#### To be done
Only the lines from the start of the data to the line containing "36.1, 32, 28];", both included, should be output, exactly and without pictures.

#### Stored data
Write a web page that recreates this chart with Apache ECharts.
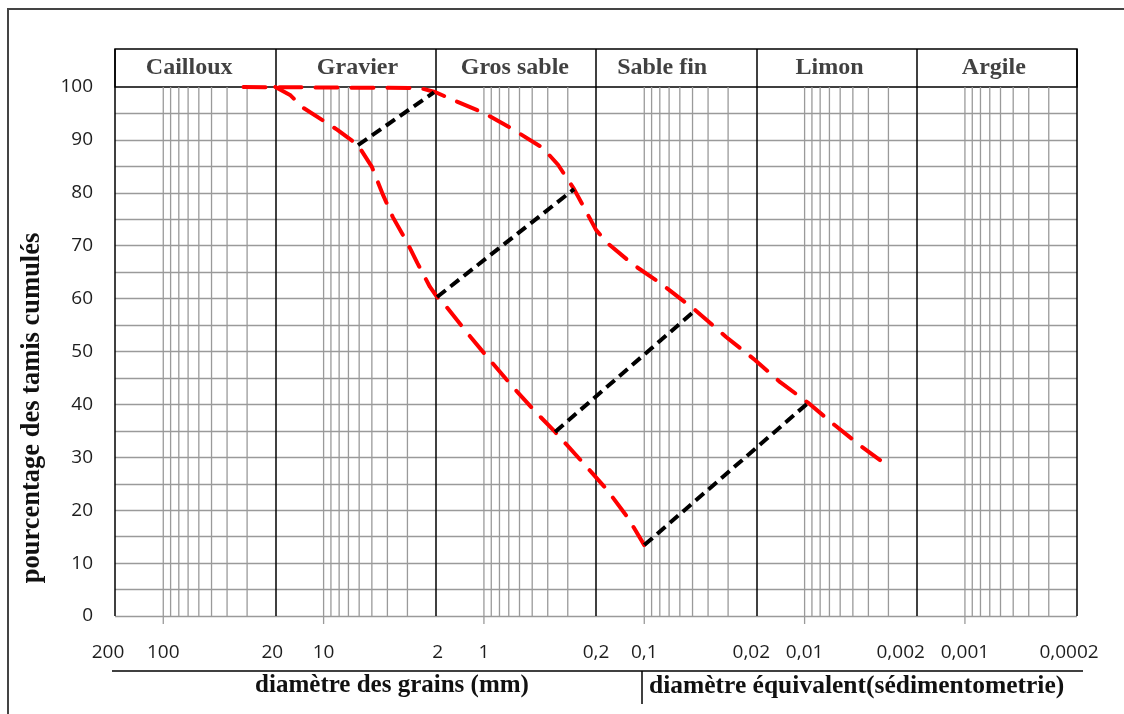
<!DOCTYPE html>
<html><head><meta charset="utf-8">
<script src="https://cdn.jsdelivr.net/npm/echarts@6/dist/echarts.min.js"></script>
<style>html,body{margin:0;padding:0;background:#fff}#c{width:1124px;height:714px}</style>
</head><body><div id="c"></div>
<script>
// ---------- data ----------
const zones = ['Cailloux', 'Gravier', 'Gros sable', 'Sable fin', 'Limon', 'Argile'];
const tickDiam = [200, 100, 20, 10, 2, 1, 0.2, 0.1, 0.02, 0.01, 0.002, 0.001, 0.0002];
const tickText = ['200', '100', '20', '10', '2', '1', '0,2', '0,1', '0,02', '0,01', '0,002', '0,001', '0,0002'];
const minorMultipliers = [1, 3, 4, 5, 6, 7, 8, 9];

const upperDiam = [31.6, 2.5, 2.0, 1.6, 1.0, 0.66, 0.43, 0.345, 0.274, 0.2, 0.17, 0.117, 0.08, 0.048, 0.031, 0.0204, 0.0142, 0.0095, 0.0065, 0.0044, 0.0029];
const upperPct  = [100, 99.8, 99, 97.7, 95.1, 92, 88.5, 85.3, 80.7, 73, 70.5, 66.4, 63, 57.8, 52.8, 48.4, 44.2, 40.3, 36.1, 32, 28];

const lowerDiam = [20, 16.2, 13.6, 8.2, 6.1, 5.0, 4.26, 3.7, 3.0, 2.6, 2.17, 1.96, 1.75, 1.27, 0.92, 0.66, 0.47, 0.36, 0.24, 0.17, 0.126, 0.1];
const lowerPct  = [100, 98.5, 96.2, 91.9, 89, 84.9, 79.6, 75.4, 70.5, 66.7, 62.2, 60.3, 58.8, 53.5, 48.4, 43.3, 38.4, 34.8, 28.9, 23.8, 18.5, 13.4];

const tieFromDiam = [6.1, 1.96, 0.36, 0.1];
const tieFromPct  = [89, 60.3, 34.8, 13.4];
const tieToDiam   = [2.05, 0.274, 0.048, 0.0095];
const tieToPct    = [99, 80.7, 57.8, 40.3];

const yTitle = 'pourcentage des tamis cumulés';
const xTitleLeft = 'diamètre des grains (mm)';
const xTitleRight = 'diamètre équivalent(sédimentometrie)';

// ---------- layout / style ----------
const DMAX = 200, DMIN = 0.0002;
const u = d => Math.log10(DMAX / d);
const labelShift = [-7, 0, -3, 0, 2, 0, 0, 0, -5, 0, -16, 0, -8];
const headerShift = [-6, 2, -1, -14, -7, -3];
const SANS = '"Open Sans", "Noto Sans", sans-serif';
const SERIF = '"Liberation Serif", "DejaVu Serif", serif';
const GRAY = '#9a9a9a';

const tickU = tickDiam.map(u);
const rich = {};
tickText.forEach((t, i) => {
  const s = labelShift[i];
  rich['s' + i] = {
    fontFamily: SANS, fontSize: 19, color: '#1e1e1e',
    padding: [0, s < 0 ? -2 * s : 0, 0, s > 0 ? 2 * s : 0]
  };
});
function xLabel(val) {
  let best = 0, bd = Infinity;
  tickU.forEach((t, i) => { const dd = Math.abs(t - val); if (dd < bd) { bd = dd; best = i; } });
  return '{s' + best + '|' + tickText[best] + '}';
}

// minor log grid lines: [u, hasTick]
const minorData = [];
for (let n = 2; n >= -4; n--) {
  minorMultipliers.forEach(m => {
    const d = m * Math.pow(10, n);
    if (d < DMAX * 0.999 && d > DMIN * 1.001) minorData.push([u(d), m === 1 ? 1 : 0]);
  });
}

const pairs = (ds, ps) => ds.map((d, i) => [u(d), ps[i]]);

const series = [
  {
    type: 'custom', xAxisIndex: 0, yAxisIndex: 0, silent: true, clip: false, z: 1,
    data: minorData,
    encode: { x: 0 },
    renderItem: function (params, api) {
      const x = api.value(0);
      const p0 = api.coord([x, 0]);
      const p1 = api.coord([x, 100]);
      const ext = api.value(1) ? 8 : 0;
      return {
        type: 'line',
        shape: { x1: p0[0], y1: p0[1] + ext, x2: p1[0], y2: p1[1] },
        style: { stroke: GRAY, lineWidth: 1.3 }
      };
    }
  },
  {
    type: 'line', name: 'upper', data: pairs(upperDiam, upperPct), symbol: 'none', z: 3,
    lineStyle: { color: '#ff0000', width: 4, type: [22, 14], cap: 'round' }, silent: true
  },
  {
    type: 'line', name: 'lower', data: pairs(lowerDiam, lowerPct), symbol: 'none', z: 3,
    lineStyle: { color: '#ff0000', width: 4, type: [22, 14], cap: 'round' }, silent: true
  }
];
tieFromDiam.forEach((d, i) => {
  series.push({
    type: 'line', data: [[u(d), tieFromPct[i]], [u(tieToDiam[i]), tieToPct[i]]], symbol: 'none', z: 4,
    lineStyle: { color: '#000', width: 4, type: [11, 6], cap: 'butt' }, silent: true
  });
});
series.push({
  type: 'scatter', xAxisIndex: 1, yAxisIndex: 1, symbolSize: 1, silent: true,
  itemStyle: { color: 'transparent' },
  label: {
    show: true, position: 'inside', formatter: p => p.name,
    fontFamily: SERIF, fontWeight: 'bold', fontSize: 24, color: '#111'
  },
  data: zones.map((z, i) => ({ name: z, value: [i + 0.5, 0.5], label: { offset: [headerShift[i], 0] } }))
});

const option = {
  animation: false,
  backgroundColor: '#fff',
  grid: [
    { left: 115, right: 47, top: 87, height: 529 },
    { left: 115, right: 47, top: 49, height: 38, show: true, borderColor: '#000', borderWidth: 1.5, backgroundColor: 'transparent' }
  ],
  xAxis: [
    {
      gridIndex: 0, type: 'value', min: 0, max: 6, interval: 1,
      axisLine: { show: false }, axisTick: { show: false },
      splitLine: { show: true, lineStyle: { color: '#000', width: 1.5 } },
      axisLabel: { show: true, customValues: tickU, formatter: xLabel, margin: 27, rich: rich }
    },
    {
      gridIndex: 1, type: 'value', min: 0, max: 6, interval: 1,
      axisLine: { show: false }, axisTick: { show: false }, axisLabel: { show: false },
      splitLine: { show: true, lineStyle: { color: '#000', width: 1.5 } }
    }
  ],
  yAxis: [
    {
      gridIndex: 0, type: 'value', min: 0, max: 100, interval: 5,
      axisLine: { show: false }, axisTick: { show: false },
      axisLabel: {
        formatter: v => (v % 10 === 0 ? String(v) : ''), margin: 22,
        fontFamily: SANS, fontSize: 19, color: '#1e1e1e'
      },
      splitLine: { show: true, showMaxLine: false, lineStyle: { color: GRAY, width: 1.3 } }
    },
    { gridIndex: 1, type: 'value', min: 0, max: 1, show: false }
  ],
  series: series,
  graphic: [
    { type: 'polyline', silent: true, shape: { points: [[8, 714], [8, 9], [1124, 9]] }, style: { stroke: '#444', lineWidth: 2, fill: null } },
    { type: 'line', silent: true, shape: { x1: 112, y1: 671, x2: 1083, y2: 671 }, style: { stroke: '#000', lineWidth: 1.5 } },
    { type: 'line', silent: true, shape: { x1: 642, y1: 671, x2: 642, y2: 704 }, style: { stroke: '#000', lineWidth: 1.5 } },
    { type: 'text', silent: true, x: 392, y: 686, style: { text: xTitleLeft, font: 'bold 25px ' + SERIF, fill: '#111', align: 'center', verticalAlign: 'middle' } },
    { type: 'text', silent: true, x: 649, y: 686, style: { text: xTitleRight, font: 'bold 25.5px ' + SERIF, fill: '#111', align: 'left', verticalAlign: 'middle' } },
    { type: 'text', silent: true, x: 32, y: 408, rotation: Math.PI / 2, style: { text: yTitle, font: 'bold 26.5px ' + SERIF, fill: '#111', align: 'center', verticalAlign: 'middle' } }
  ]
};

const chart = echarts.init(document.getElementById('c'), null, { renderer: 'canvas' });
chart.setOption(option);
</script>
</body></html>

#### Solution to this task
Write a web page that recreates this chart with Apache ECharts.
<!DOCTYPE html>
<html><head><meta charset="utf-8">
<script src="https://cdn.jsdelivr.net/npm/echarts@6/dist/echarts.min.js"></script>
<style>html,body{margin:0;padding:0;background:#fff}#c{width:1124px;height:714px}</style>
</head><body><div id="c"></div>
<script>
// ---------- data ----------
const zones = ['Cailloux', 'Gravier', 'Gros sable', 'Sable fin', 'Limon', 'Argile'];
const tickDiam = [200, 100, 20, 10, 2, 1, 0.2, 0.1, 0.02, 0.01, 0.002, 0.001, 0.0002];
const tickText = ['200', '100', '20', '10', '2', '1', '0,2', '0,1', '0,02', '0,01', '0,002', '0,001', '0,0002'];
const minorMultipliers = [1, 3, 4, 5, 6, 7, 8, 9];

const upperDiam = [31.6, 2.5, 2.0, 1.6, 1.0, 0.66, 0.43, 0.345, 0.274, 0.2, 0.17, 0.117, 0.08, 0.048, 0.031, 0.0204, 0.0142, 0.0095, 0.0065, 0.0044, 0.0029];
const upperPct  = [100, 99.8, 99, 97.7, 95.1, 92, 88.5, 85.3, 80.7, 73, 70.5, 66.4, 63, 57.8, 52.8, 48.4, 44.2, 40.3, 36.1, 32, 28];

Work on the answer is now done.